Governor Pushes for Earlier Presidential Primary in Md.


By Jonathan N. Crawford, Capital News Service

ANNAPOLIS - In a bid to give Maryland more weight in presidential politics, Gov. Martin O'Malley says he wants to hold the state's primary election three weeks earlier, a move which could create a regional primary with Virginia and the District of Columbia.

Currently, the Maryland primary is scheduled for March 4, a date considered by many to be too late for a state's primary results to be relevant in the choosing of presidential nominees of either party.

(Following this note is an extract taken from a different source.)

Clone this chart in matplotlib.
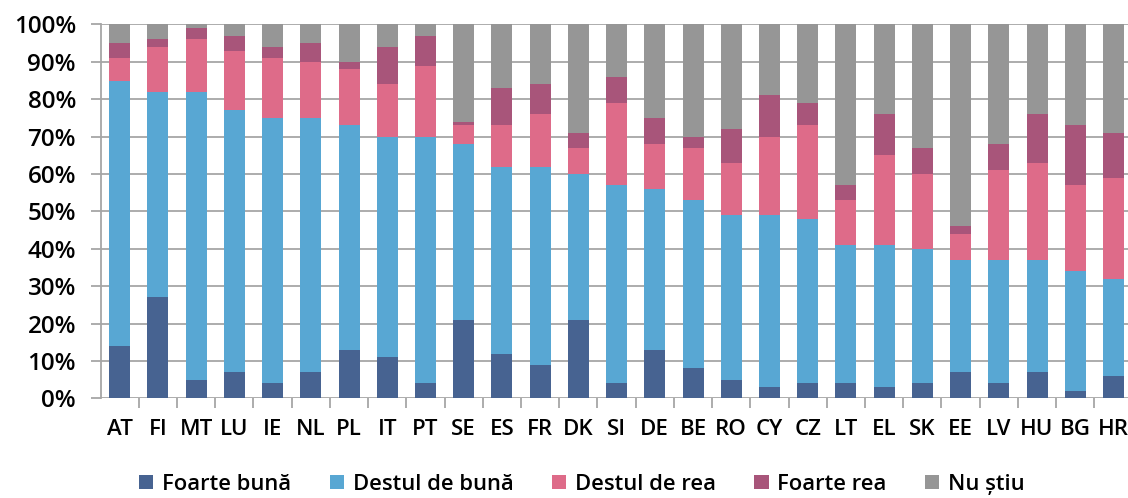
import numpy as np
import matplotlib.pyplot as plt
from matplotlib.patches import Patch
from matplotlib.ticker import FuncFormatter

# Ţări şi procente (%) pentru fiecare răspuns
countries = ['AT', 'FI', 'MT', 'LU', 'IE', 'NL', 'PL', 'IT', 'PT', 'SE', 'ES', 'FR', 'DK', 'SI',
             'DE', 'BE', 'RO', 'CY', 'CZ', 'LT', 'EL', 'SK', 'EE', 'LV', 'HU', 'BG', 'HR']
foarte_buna = [14, 27, 5, 7, 4, 7, 13, 11, 4, 21, 12, 9, 21, 4,
               13, 8, 5, 3, 4, 4, 3, 4, 7, 4, 7, 2, 6]
destul_buna = [71, 55, 77, 70, 71, 68, 60, 59, 66, 47, 50, 53, 39, 53,
               43, 45, 44, 46, 44, 37, 38, 36, 30, 33, 30, 32, 26]
destul_rea = [6, 12, 14, 16, 16, 15, 15, 14, 19, 5, 11, 14, 7, 22,
              12, 14, 14, 21, 25, 12, 24, 20, 7, 24, 26, 23, 27]
foarte_rea = [4, 2, 3, 4, 3, 5, 2, 10, 8, 1, 10, 8, 4, 7,
              7, 3, 9, 11, 6, 4, 11, 7, 2, 7, 13, 16, 12]
nu_stiu = [5, 4, 1, 3, 6, 5, 10, 6, 3, 26, 17, 16, 29, 14,
           25, 30, 28, 19, 21, 43, 24, 33, 54, 32, 24, 27, 29]

series = [foarte_buna, destul_buna, destul_rea, foarte_rea, nu_stiu]
labels = ['Foarte bună', 'Destul de bună', 'Destul de rea', 'Foarte rea', 'Nu știu']
colors = ['#476391', '#58A7D3', '#DE6B89', '#A8557A', '#969696']

plt.rcParams['font.family'] = ['Open Sans', 'DejaVu Sans']
plt.rcParams['font.weight'] = 'semibold'
grid_col = '#A6A6A6'

fig = plt.figure(figsize=(11.28, 4.98), dpi=100)
ax = fig.add_axes([0.0895, 0.2, 0.9105, 0.751])

x = np.arange(len(countries))
bottom = np.zeros(len(countries))
for vals, col in zip(series, colors):
    ax.bar(x, vals, bottom=bottom, width=0.55, color=col, zorder=3)
    bottom += np.array(vals)

# 坐标范围和网格
ax.set_xlim(-0.49, 26.38)
ax.set_ylim(0, 100)
ax.set_yticks(np.arange(0, 101, 10))
ax.yaxis.set_major_formatter(FuncFormatter(lambda v, p: f'{int(v)}%'))
ax.grid(axis='y', color=grid_col, linewidth=1.3, zorder=0)

ax.set_xticks(x)
ax.set_xticklabels(countries)
ax.set_xticks(x[:-1] + 0.5, minor=True)
ax.tick_params(axis='x', which='major', length=0, pad=15, labelsize=16)
ax.tick_params(axis='x', which='minor', length=7, width=1.3, color=grid_col)
ax.tick_params(axis='y', length=7, width=1.3, color=grid_col, labelsize=17.5, pad=11)

for s in ['top', 'right', 'bottom']:
    ax.spines[s].set_visible(False)
ax.spines['left'].set_color(grid_col)
ax.spines['left'].set_linewidth(1.3)
ax.spines['left'].set_zorder(4)

handles = [Patch(facecolor=c, edgecolor='none') for c in colors]
fig.legend(handles, labels, loc='center', bbox_to_anchor=(0.516, 0.028), ncol=5,
           frameon=False, fontsize=15.8, handlelength=0.65, handleheight=0.65,
           handletextpad=0.4, columnspacing=1.75)

fig.savefig('out.png', dpi=100)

O'Malley wants to move up the primary to Feb. 12. Similar moves are under consideration in Virginia and the District of Columbia, setting up the possibility that candidates would visit the state or at least find it prudent to purchase media time in the Baltimore-Washington market.

Senate President Thomas V. Mike Miller Jr., D-Calvert and Prince George's, said that as things now stand, "we're at the tail end of the dog."

"Nobody will come around. Everyone else has moved ahead of us. Nobody will visit Maryland," he told reporters after O'Malley submitted legislation to change the primary date.

But the legislation has aroused grumbling Republicans who say they were caught off-guard by the move.

"They consulted with Virginia and D.C. But they didn't consult with anybody in the minority party," said House Minority Leader Delegate Anthony J. O'Donnell, R-Calvert. "They should have consulted with us."

While the proposed date does not conflict with election schedule rules set by the Republican National Committee, O'Donnell said he wants to review the bill before endorsing it.

Maryland is just the latest state to push for an earlier date, according to Kay Stimson, a spokeswoman for the National Association of Secretaries of State.

"Almost 30 states are on track to push their presidential nominating contests into January or February of 2008. That's compared to nine states that did so in 2000, and 19 states in 2004," she said.

But even a Feb. 12 presidential primary might put Maryland behind the pack. More than a dozen states, including such electoral-vote giants as California, Texas, Florida, New York, Illinois and Michigan, are shooting for an even earlier Feb. 5 primary.

According to Stimson, the 2008 election "will be the most front-loaded primary calendar in history."

Stimson's group wants the two parties to adopt a regional rotating primary plan that would divide the country up into four distinct regions and would rotate the order in which those regions vote for president every four years. The plan would leave Iowa and New Hampshire in place.

"The states want to be relevant to the selection process. But no one is looking out for the national interest and what's best for the majority of voters," she said. Stimson added that, in previous elections, studies show that roughly 8 percent of the electorate got to vote before the nomination was effectively decided. This results in very few people getting to have a say in who was nominated to become president.